If an SPD sacrifices itself to save your appliances, you lose the cost of the device ($200). If you lack protection and lose your electronics, you face a massive replacement bill or a high-deductible insurance claim. The SPD acts as a financial buffer for your deductible.

Lifespan & Replacement

Crucially, SPDs are consumables. They are designed to die so your equipment can live. The internal MOVs degrade with every hit they absorb. Eventually, they will fail open. It is mandatory to check the status LEDs on your devices regularly. If the green "Protected" light is out, the device is no longer functioning and must be replaced immediately. Audible alarms are a valuable feature for main panel units, alerting you to failure without requiring you to open the garage or basement door.

Conclusion

In an era where our homes are filled with sensitive microprocessors, whole-home surge protection is no longer an optional luxury; it is a necessity for financial and operational security. The threat is not just the rare lightning storm, but the daily grid fluctuations and internal switching that slowly degrade your electronics.

To secure your home effectively, follow this action plan:

1. Audit your Main Panel: Ensure you have physical space for a dedicated breaker.

2. Install a Type 2 SPD: Focus on professional installation with lead lengths under 18 inches to minimize impedance.

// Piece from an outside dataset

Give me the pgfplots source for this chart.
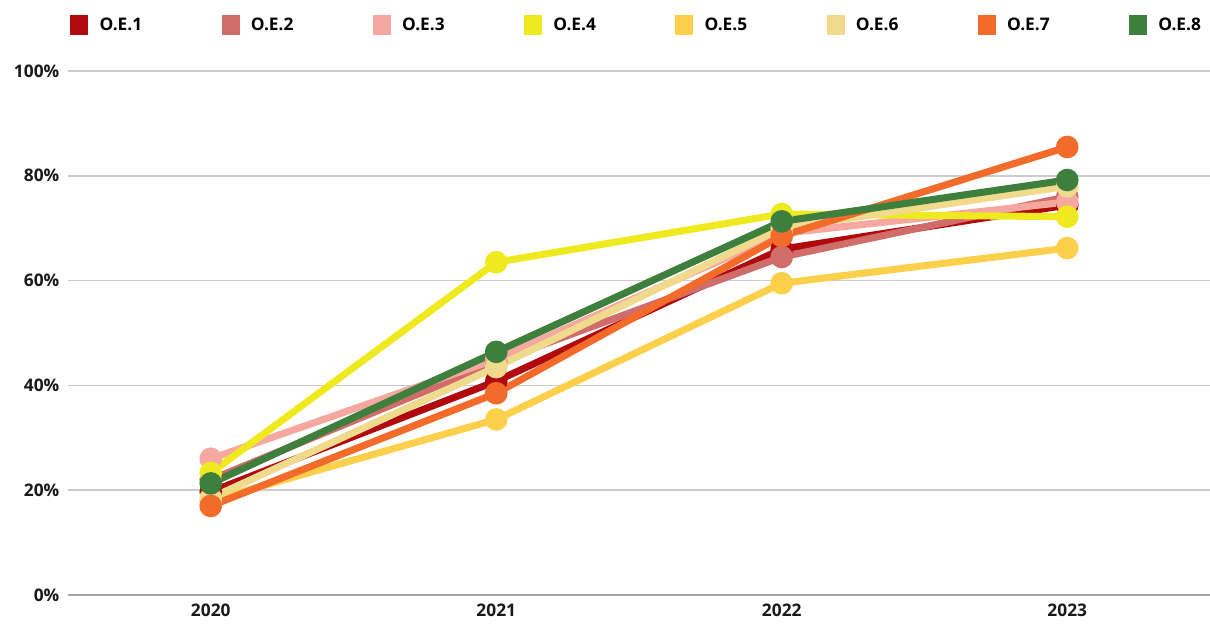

3. Layer your Defense: Upgrade sensitive zones (Home Office, Entertainment Center) with Type 3 strips.

4. Verify Safety: Ensure your RCCB is functioning correctly to protect your family from shock, while trusting your SPD to protect your gear.

Protection is always cheaper than replacement. By implementing a cascaded strategy today, you shield your digital life from the inevitability of power surges.

FAQ

Q: Can an SPD stop a direct lightning strike?

A: No. A consumer-grade SPD cannot withstand the millions of volts in a direct strike. To stop a direct hit, you need a structural Lightning Protection System (LPS) utilizing lightning rods and grounding cables to divert that massive energy directly to the earth without entering the home's wiring.

Q: Does my breaker panel already have surge protection?

A: Usually not, unless it is explicitly marked. Standard circuit breakers and RCCBs are designed to stop over-current and earth leakage, respectively. They do not have the capability to clamp or suppress voltage spikes. You must add a specific Surge Protective Device to the panel.

Q: How do I know if my surge protector is worn out?

A: You must check the indicator lights. Most SPDs have a "Protected" LED light (often green). If this light is off, flickering, or red, the internal Metal Oxide Varistors (MOVs) have sacrificed themselves and the device is no longer offering protection. It must be replaced immediately.

Q: Do I need an electrician to install a Whole House Surge Protector?

A: It is highly recommended. Installing a Type 2 device involves working inside the main panel with live bus bars. A licensed electrician ensures the installation meets code requirements, uses the correct breaker type, and keeps lead lengths short for maximum performance.